El inicio de la modernización de la refinería de Talara hizo revivir la vieja polémica sobre la conveniencia de esa obra. Es interesante que los principales artículos de opinión a favor –de Humberto Campodónico en La República y del presidente de PetroPerú, Héctor Reyes, en El Comercio– centren su justificación en la conveniencia empresarial de la planta, que ambos aseguran resultará rentable y no distraerá recursos del contribuyente. Más escépticos, Patricia Teullet (también en El Comercio) precisa que sí se requerirá una garantía del Estado para obtener financiamiento, y Ricardo Lago (en semanaeconomica.com) demuestra que el costo promedio de inversión por barril refinado de Talara resultará sustancialmente más caro (entre cuatro y dos veces más) que el de otras refinerías comparables en el mundo.
Esta inversión (casi 1.5% del PBI) no resulta entonces técnicamente inobjetable, ni políticamente neutra. Como explica Teullet en su artículo, para muchos es la concesión que hay que hacer a cambio de la moderación económica de un gobierno cuyos líderes, antes de ser elegidos, enarbolaron banderas de nacionalismo e intervencionismo extremos. El presidente Ollanta Humala estaría, pues, obsesionado con este proyecto y con el gasoducto del sur por razones eminentemente ideológicas. Él, en efecto, cree en la entelequia de la ‘soberanía energética’ (lo que es comprensible dado que creció escuchando idealizaciones mucho más caprichosas todavía, como aquella del ‘etnocacerismo’).
Por eso me he acordado de una discusión más vieja que la de Talara: la polémica medieval de los universales, que dividió a los filósofos en torno a si es posible conocer categorías universales (inferidas) de cosas que humanamente sólo podemos percibir en su singularidad. Los nominalistas desconfiaban de los universales, mientras que los realistas creían que sí reflejan la realidad del mundo. Los realistas extremos son los platónicos, que creen en la ontología de las ideas (por eso se habla de ideas platónicas). Muchos intelectuales y políticos (de derecha e izquierda) incurren en esa trampa –proponer la efectiva existencia metafísica de un ideal o intención– para pretender hacer obligatorias sus preferencias emotivas, estéticas o morales. Por ejemplo, la solidaridad o compasión universal, el ‘matrimonio natural’ (SE 1417) y la buena educación (SE 1420).
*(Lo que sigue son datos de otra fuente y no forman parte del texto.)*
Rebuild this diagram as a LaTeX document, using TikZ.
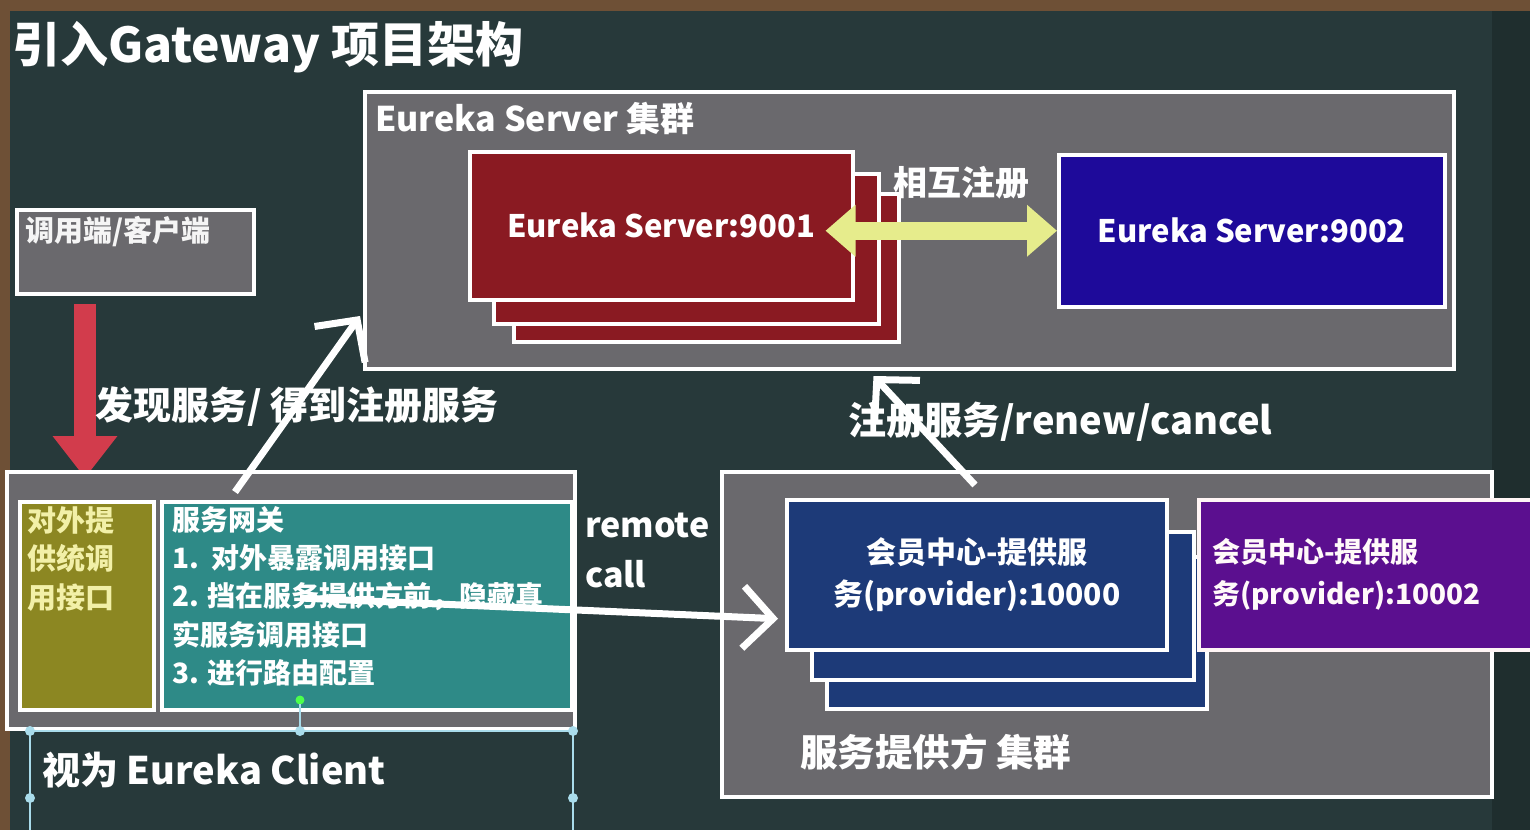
\documentclass[tikz,border=0pt]{standalone}
\usepackage{fontspec}
\setmainfont{Noto Sans CJK SC}
\usetikzlibrary{arrows.meta}
\definecolor{bgc}{HTML}{27393A}
\definecolor{framebrown}{HTML}{6E5036}
\definecolor{edgedark}{HTML}{1F2E2E}
\definecolor{panelgray}{HTML}{6A696D}
\definecolor{esred}{HTML}{8A1A22}
\definecolor{esblue}{HTML}{1E0A9A}
\definecolor{pvnavy}{HTML}{1D3A78}
\definecolor{pvpurple}{HTML}{5B0F8F}
\definecolor{olivec}{HTML}{8C8722}
\definecolor{tealc}{HTML}{2E8A87}
\definecolor{yarrow}{HTML}{E6EC8C}
\definecolor{rarrow}{HTML}{D23C4C}
\definecolor{oltext}{HTML}{F2F0A8}
\definecolor{selc}{HTML}{A9DCEB}
\newcommand\fsz[2]{\fontsize{#1}{#2}\selectfont}
\tikzset{
  panel/.style={draw=white, line width=4pt, fill=panelgray, anchor=north west, inner sep=0pt},
  card/.style={draw=white, line width=3.5pt, anchor=north west, inner sep=0pt, text=white, font=\bfseries},
  txt/.style={text=white, font=\bfseries, inner sep=0pt, anchor=west},
  whitearrow/.style={draw=white, line width=7pt, -{Straight Barb[length=30pt,width=62pt]}},
  selline/.style={draw=selc, line width=1.2pt},
  seldot/.style={fill=selc, draw=none},
}
\begin{document}
\begin{tikzpicture}[x=1pt,y=-1pt]
\fill[bgc] (0,0) rectangle (1530,830);
\useasboundingbox (0,0) rectangle (1530,830);
\fill[edgedark] (1492,0) rectangle (1530,830);
\fill[framebrown] (0,0) rectangle (1530,11);
\fill[framebrown] (0,0) rectangle (10,830);

% title
\node[txt, font=\bfseries\fsz{48}{52}] (title) at (12,47) {引入Gateway 项目架构};

% Eureka server cluster
\node[panel, minimum width=1089pt, minimum height=277pt] (esc) at (363,90) {};
\node[txt, font=\bfseries\fsz{34}{36}] (esclabel) at (375,118) {Eureka Server 集群};
\node[card, fill=esred, minimum width=385pt, minimum height=148pt] (es3) at (512,192) {};
\node[card, fill=esred, minimum width=385pt, minimum height=150pt] (es2b) at (492,172) {};
\node[card, fill=esred, minimum width=383pt, minimum height=148pt, font=\bfseries\fsz{31}{34}] (es1) at (468,150) {Eureka Server:9001};
\node[card, fill=esblue, minimum width=386pt, minimum height=152pt, font=\bfseries\fsz{31}{34}] (es2) at (1057,153) {Eureka Server:9002};
\draw[yarrow, line width=18pt, {Triangle[length=30pt,width=50pt]}-{Triangle[length=30pt,width=50pt]}]
  ([xshift=-29pt]es1.east |- es2.west) -- (es2.west);
\node[txt, font=\bfseries\fsz{34}{36}] (mutual) at (893,183) {相互注册};

% client
\node[panel, minimum width=237pt, minimum height=84pt] (client) at (15,208) {};
\node[txt, font=\bfseries\fsz{29}{30}, text=white!92!gray] (clientlabel) at (25,232) {调用端/客户端};
\draw[rarrow, line width=22pt, -{Triangle[length=42pt,width=62pt]}]
  ([xshift=70pt,yshift=-8pt]client.south west) -- ([xshift=70pt]client.south west |- 0,478);

% gateway
\node[panel, minimum width=568pt, minimum height=257pt] (gw) at (5,470) {};
\node[card, fill=olivec, minimum width=134pt, minimum height=208pt] (gwo) at (18,500) {};
\node[card, fill=tealc, minimum width=410pt, minimum height=208pt] (gwt) at (160,500) {};
\node[inner sep=0pt, anchor=north west, align=left, text=oltext, font=\bfseries\fsz{29}{38.5}] (gwotext) at (27,506) {对外提\\供统调\\用接口};
\node[inner sep=0pt, anchor=north west, align=left, text=white, font=\bfseries\fsz{28}{38.3}] (gwttext) at (172,506)
  {服务网关\\1.\ \ 对外暴露调用接口\\2. 挡在服务提供方前，隐藏真\\实服务调用接口\\3. 进行路由配置};
\fill[green!70!white] (300,700) circle (4.5pt);

% selection handles of the text box
\draw[selline] (300,704) -- (300,731);
\draw[selline] (30,731) -- (573,731);
\draw[selline] (30,731) -- (30,830);
\draw[selline] (573,731) -- (573,830);
\foreach \p in {(30,731),(300,731),(573,731),(30,798),(573,798)} \fill[seldot] \p circle (5pt);
\node[txt, font=\bfseries\fsz{38}{40}] (client2) at (42,770) {视为 Eureka Client};

% provider cluster
\node[panel, minimum width=770pt, minimum height=325pt] (pc) at (720,470) {};
\node[card, fill=pvnavy, minimum width=380pt, minimum height=152pt] (pv3) at (825,555) {};
\node[card, fill=pvnavy, minimum width=382pt, minimum height=148pt] (pv2) at (810,530) {};
\node[card, fill=pvnavy, minimum width=380pt, minimum height=150pt, align=center, font=\bfseries\fsz{30}{42}] (pv1) at (785,498) {会员中心-提供服\\务(provider):10000};
\node[card, draw=white!85!pink, fill=pvpurple, minimum width=340pt, minimum height=150pt] (pp) at (1197,498) {};
\node[inner sep=0pt, anchor=west, align=left, text=white!90!pink, font=\bfseries\fsz{28}{42}] (pptext) at (1212,574) {会员中心-提供服\\务(provider):10002};
\node[txt, font=\bfseries\fsz{37.5}{40}] (pclabel) at (800,752) {服务提供方 集群};

% arrows
\draw[whitearrow] ([xshift=230pt,yshift=-22pt]gw.north west) -- ([xshift=-3pt,yshift=55pt]esc.south west);
\draw[whitearrow] ([xshift=255pt,yshift=-15pt]pc.north west) -- ([xshift=-36pt,yshift=-5pt]esc.south);
\draw[whitearrow] ([xshift=140pt,yshift=-98pt]gwt.north west) -- ([xshift=-7pt,yshift=-44pt]pv1.west);

% arrow labels
\node[txt, font=\bfseries\fsz{38}{42}] (disc) at (95,407) {发现服务/ 得到注册服务};
\node[txt, font=\bfseries\fsz{38}{40}] (reg) at (848,422) {注册服务/renew/cancel};
\node[inner sep=0pt, anchor=west, align=left, text=white, font=\bfseries\fsz{34}{50}] (remote) at (585,550) {remote\\call};
\end{tikzpicture}
\end{document}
Es también el caso de la soberanía energética. ‘Soberanía’ es, según el DRAE, autoridad, soberbia, orgullo o excelencia. No se trata, pues, de un concepto siquiera relacionable con lo energético, mucho menos como para justificar la propiedad estatal de una refinería. En una democracia moderna –fiduciaria– el Estado está para administrar bienes públicos (no excluibles y sin consumo rival) que pertenecen a todos y los privados no pueden gestionar. Acá no hay ninguno: ciertamente el combustible no es un bien público y la soberanía energética es una mera idea (bonita para algunos) totalmente impráctica y discutible. Lo concreto y tangible es que las carencias del país en otras materias –infraestructura, donde la conectividad inmediata de la capital por la Carretera Central, por ejemplo, sigue en niveles subsaharianos– hacen que el costo de oportunidad de la refinería sea enorme. Talara es un derroche.